Another four parliamentary bye elections were held in May, 2018 three of which, namely Kairana in Uttar Pradesh, Bhandra-Gondiya in Maharashtra and also Palghar in Maharashtra were held in 2014 by the BJP. The Nagaland seat was anyway out of reckoning for the BJP on its own. The BJP was defeated by RLD candidate Tabassum Husain, duly supported by the SP and BSP and heralding the firming of UP Gathbandhan. Similarly it lost Bhandara to the NCP in Maharashtra while retaining Palghar. Also in May Karnataka assembly elections were held and though the BJP got more seats than the Congress the coming together of the Congress and Janata Dal-Secular held the BJP at bay much to its chagrin.

Then in November/December, 2018 elections were held to five state assemblies, namely Rajasthan, Madhya Pradesh, Chhattisgarh, as also Mizoram and Telangana. The BJP was not in the picture anyway in the last two but had sitting governments in the first three and lost all three to the Congress and both MP and Chhattisgarh ended the BJP’s a decade and half rule along with a virtual wipeout of the party in this tribal state.

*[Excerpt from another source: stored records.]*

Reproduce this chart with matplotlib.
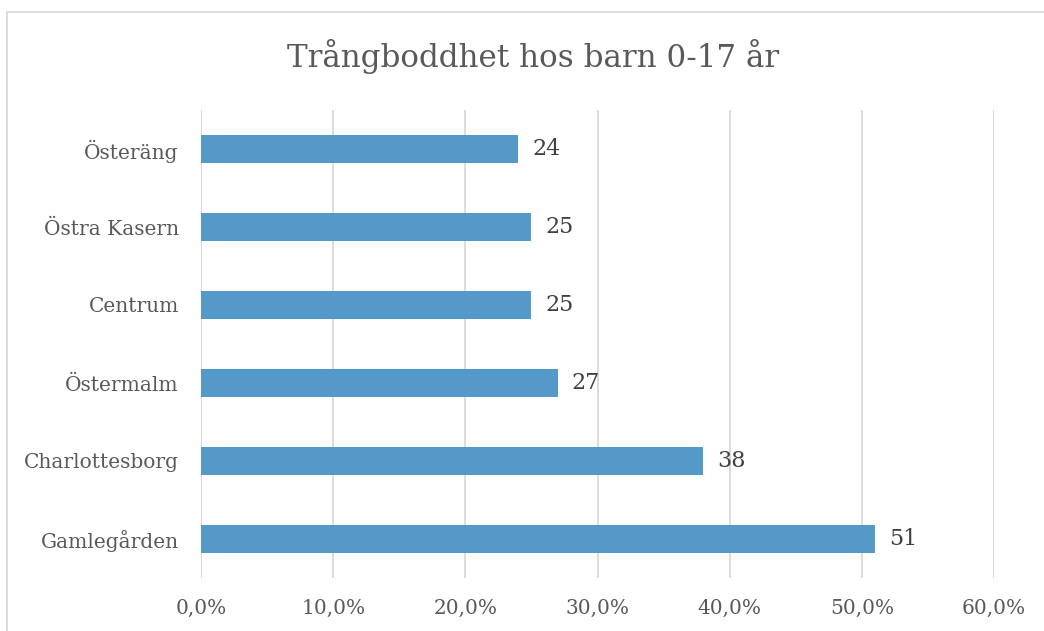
import numpy as np
import matplotlib
matplotlib.use("Agg")
import matplotlib.pyplot as plt
from matplotlib.patches import Rectangle

plt.rcParams['font.family'] = ['DejaVu Serif']

areas = ["Gamlegården", "Charlottesborg", "Östermalm", "Centrum", "Östra Kasern", "Österäng"]
values = [51, 38, 27, 25, 25, 24]
xticks = [0, 10, 20, 30, 40, 50, 60]
title = "Trångboddhet hos barn 0-17 år"

text_col = "#595959"
bar_col = "#5599c8"

W, H = 1044, 631
fig = plt.figure(figsize=(W / 100, H / 100), dpi=100)
ax = fig.add_axes([201 / W, 1 - 578 / H, (994 - 201) / W, (578 - 110) / H])

y = np.arange(len(areas))
ax.barh(y, values, height=0.35, color=bar_col, zorder=3)
for yi, v in zip(y, values):
    ax.annotate(str(v), (v, yi), xytext=(10, 0), textcoords="offset points",
                va="center", ha="left", fontsize=16, color="#404040")

ax.set_xlim(0, 60)
ax.set_ylim(-0.5, len(areas) - 0.5)
ax.set_xticks(xticks)
ax.set_xticklabels([f"{t},0%" for t in xticks])
ax.set_yticks(y)
ax.set_yticklabels(areas)
ax.tick_params(length=0, labelsize=14.5, labelcolor=text_col)
ax.tick_params(axis="x", pad=15)
ax.tick_params(axis="y", pad=16)
ax.grid(axis="x", color="#d9d9d9", linewidth=1.3, zorder=0)
for s in ax.spines.values():
    s.set_visible(False)

fig.text(533 / W, 1 - 57 / H, title, ha="center", va="center", fontsize=22.3, color=text_col)
fig.patches.append(Rectangle((7 / W, -0.1), 1.2, 1 - 12 / H + 0.1, transform=fig.transFigure,
                             fill=False, edgecolor="#d9d9d9", linewidth=1.3))

fig.savefig("out.png", dpi=100)
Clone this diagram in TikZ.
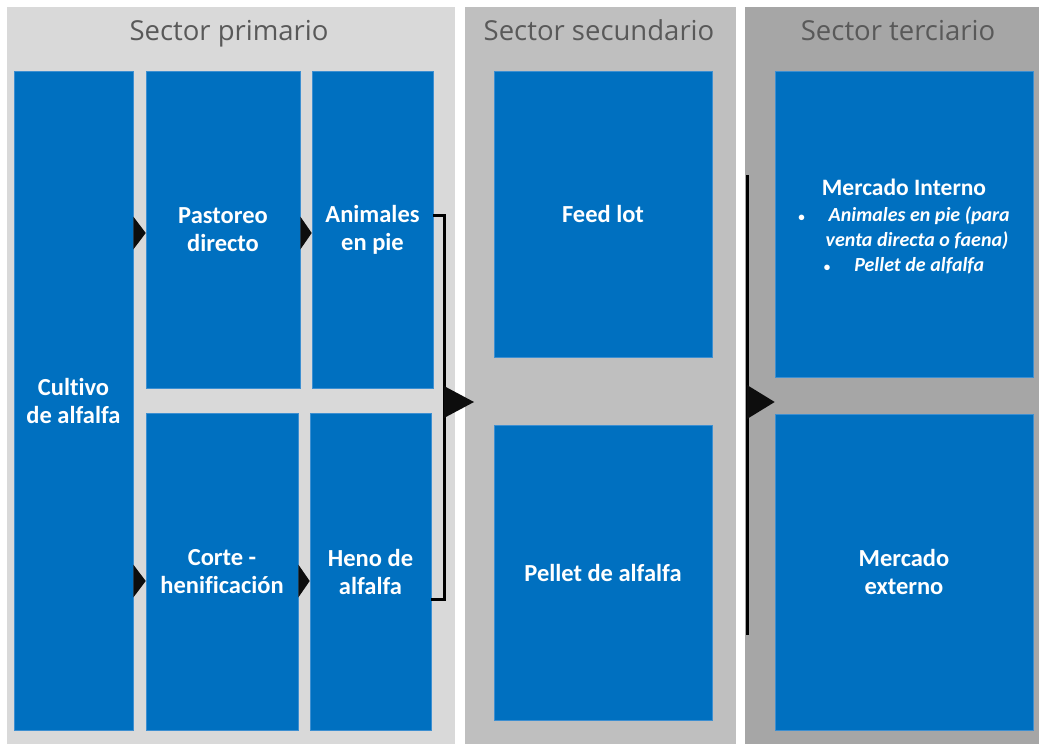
\documentclass[tikz,border=0pt]{standalone}
\usepackage{fontspec}
\setmainfont{Carlito}[Ligatures=NoCommon]
\newfontfamily\titlefont{Open Sans}
\usetikzlibrary{calc}
\definecolor{pA}{HTML}{D9D9D9}
\definecolor{pB}{HTML}{BFBFBF}
\definecolor{pC}{HTML}{A6A6A6}
\definecolor{bx}{HTML}{0070C0}
\definecolor{bxline}{HTML}{3D8FD1}
\definecolor{ttl}{HTML}{595959}
\newcommand{\smbul}{{\fontsize{13}{13}\selectfont\upshape\textbullet}}
\tikzset{
  panel/.style={fill=#1, draw=none},
  bbox/.style={fill=bx, draw=bxline, line width=0.6pt, text=white, align=center,
     font=\fontsize{24.5}{28}\selectfont\bfseries, inner sep=0pt},
  ttitle/.style={text=ttl, font=\titlefont\fontsize{27.5}{30}\selectfont, inner sep=0pt, anchor=base},
  tip/.style={fill=black!95},
  brk/.style={draw=black, line width=3pt}
}
\begin{document}
\begin{tikzpicture}[x=1pt,y=-1pt]
\useasboundingbox (0,0) rectangle (1039,744);
\fill[white] (0,0) rectangle (1039,744);
% panels
\fill[panel=pA] (7,7) rectangle (455,744);
\fill[panel=pB] (465,7) rectangle (736,744);
\fill[panel=pC] (745,7) rectangle (1039,744);
% titles
\node[ttitle] (t1) at (229,40) {Sector primario};
\node[ttitle] (t2) at (599,40) {Sector secundario};
\node[ttitle] (t3) at (898,40) {Sector terciario};
% boxes
\node[bbox, minimum width=119pt, minimum height=659pt] (cult) at (73.5,400.5) {Cultivo\\de alfalfa};
\node[bbox, minimum width=154pt, minimum height=317pt] (past) at (223,229.5) {Pastoreo\\directo};
\node[bbox, minimum width=121pt, minimum height=317pt] (anim) at (372.5,229.5) {Animales\\en pie};
\node[bbox, minimum width=152pt, minimum height=317pt] (cort) at (222,571.5) {Corte -\\henificación};
\node[bbox, minimum width=121pt, minimum height=317pt] (heno) at (370.5,571.5) {Heno de\\alfalfa};
\node[bbox, minimum width=218pt, minimum height=286pt] (feed) at (603,214) {Feed lot};
\node[bbox, minimum width=218pt, minimum height=295pt] (pell) at (603,572.5) {Pellet de alfalfa};
\node[bbox, minimum width=258pt, minimum height=306pt] (mint) at (904,224) {};
\node[text=white, align=center, inner sep=0pt, font=\fontsize{20}{25}\selectfont\bfseries] (mintx) at (904,226) {%
  {\fontsize{23.5}{26}\selectfont Mercado Interno}\\[1pt]
  {\itshape \smbul\hspace{1.2em}Animales en pie (para}\\
  {\itshape \hspace{1.3em}venta directa o faena)}\\
  {\itshape \smbul\hspace{1.2em}Pellet de alfalfa}};
\node[bbox, minimum width=258pt, minimum height=316pt] (mext) at (904,572) {Mercado\\externo};
% small arrow heads
\fill[tip] ($(cult.east|-past.west)+(0,-13)$) -- ($(past.west)+(0,3.5)$) -- ($(cult.east|-past.west)+(0,20)$) -- cycle;
\fill[tip] ($(past.east)+(0,-13)$) -- ($(anim.west)+(0,3.5)$) -- ($(past.east)+(0,20)$) -- cycle;
\fill[tip] ($(cult.east|-cort.west)+(0,-7)$) -- ($(cort.west)+(0,9.5)$) -- ($(cult.east|-cort.west)+(0,26)$) -- cycle;
\fill[tip] ($(cort.east)+(0,-7)$) -- ($(heno.west)+(0,9.5)$) -- ($(cort.east)+(0,26)$) -- cycle;
% bracket 1
\coordinate (b1t) at (444,215);
\coordinate (b1b) at (444,599);
\draw[brk] (anim.east|-b1t) -- (b1t) -- (b1b) -- (heno.east|-b1b);
\coordinate (b1m) at (444,402);
\fill[tip] ($(b1m)+(0,-16)$) -- ($(b1m)+(30,0)$) -- ($(b1m)+(0,16)$) -- cycle;
% bracket 2
\coordinate (b2t) at (747,175);
\coordinate (b2b) at (747,635);
\draw[brk] (b2t) -- (b2b);
\coordinate (b2m) at (747,402);
\fill[tip] ($(b2m)+(0,-17)$) -- (mint.west|-b2m) -- ($(b2m)+(0,17)$) -- cycle;
\end{tikzpicture}
\end{document}
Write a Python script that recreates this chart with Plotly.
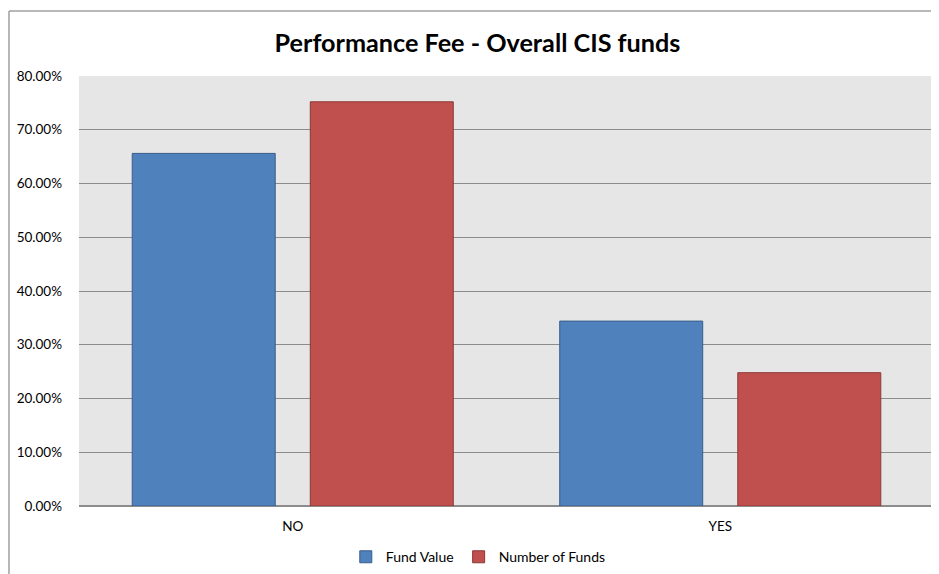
import plotly.graph_objects as go

categories = ["NO", "YES"]
fund_value = [0.656, 0.344]
number_of_funds = [0.752, 0.248]
y_ticks = [0, 0.1, 0.2, 0.3, 0.4, 0.5, 0.6, 0.7, 0.8]

fig = go.Figure()
fig.add_trace(go.Bar(x=categories, y=fund_value, name="Fund Value",
                     marker=dict(color="#4f81bd", line=dict(color="#385d8a", width=1))))
fig.add_trace(go.Bar(x=categories, y=number_of_funds, name="Number of Funds",
                     marker=dict(color="#c0504d", line=dict(color="#8c3836", width=1))))

fig.update_layout(
    width=939, height=574,
    margin=dict(l=71, r=13, t=68, b=76, autoexpand=False),
    paper_bgcolor="white",
    plot_bgcolor="#e6e6e6",
    font=dict(family="Lato", size=13, color="#000000"),
    title=dict(text="<b>Performance Fee - Overall CIS funds</b>", x=0.5, xanchor="center",
               y=0.939, yanchor="middle", font=dict(size=25.2, family="Lato", color="#000000")),
    barmode="group", bargap=0.167, bargroupgap=0.197,
    showlegend=True,
    legend=dict(orientation="h", x=0.467, xanchor="center", y=-0.119, yanchor="middle",
                font=dict(size=14), itemwidth=30, traceorder="normal"),
    xaxis=dict(showgrid=False, ticks="", tickfont=dict(size=13.5), showline=False,
               automargin=False, ticklabelstandoff=10),
    yaxis=dict(range=[0, 0.8], tickvals=y_ticks, tickformat=".2%", showgrid=True,
               gridcolor="#8c8c8c", gridwidth=1, zeroline=True, zerolinecolor="#8c8c8c",
               ticks="", ticklabelstandoff=16, tickfont=dict(size=13.5), automargin=False),
    shapes=[
        dict(type="line", xref="paper", yref="paper", x0=-0.0819, x1=1.1, y0=1.151, y1=1.151,
             line=dict(color="#a0a0a0", width=1.5)),
        dict(type="line", xref="paper", yref="paper", x0=-0.0819, x1=-0.0819, y0=1.151, y1=-0.2,
             line=dict(color="#a0a0a0", width=1.5)),
    ],
)

fig.write_html("out.html")
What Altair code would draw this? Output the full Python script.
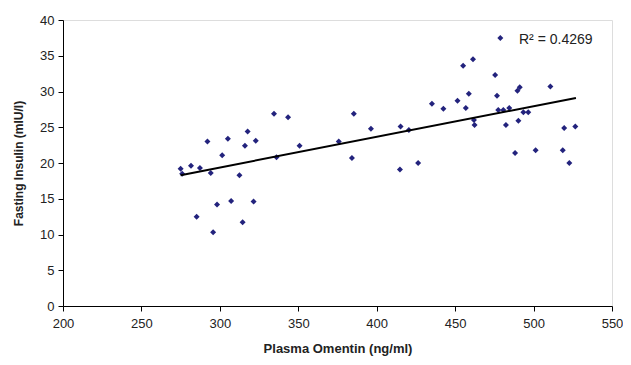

Now the point is if the BJP has continued to face defeats in these crucial elections one after the other how come the voter suddenly decided to give the kind of mandate the Exit polls are predicting. But then Modi says with pride, “Modi hai to Mumkin hai (meaning anything is possible with Modi) only to add with ready help of the Election Commission and the electronic voting machines (EVM). And are the exit pollsters privy to this?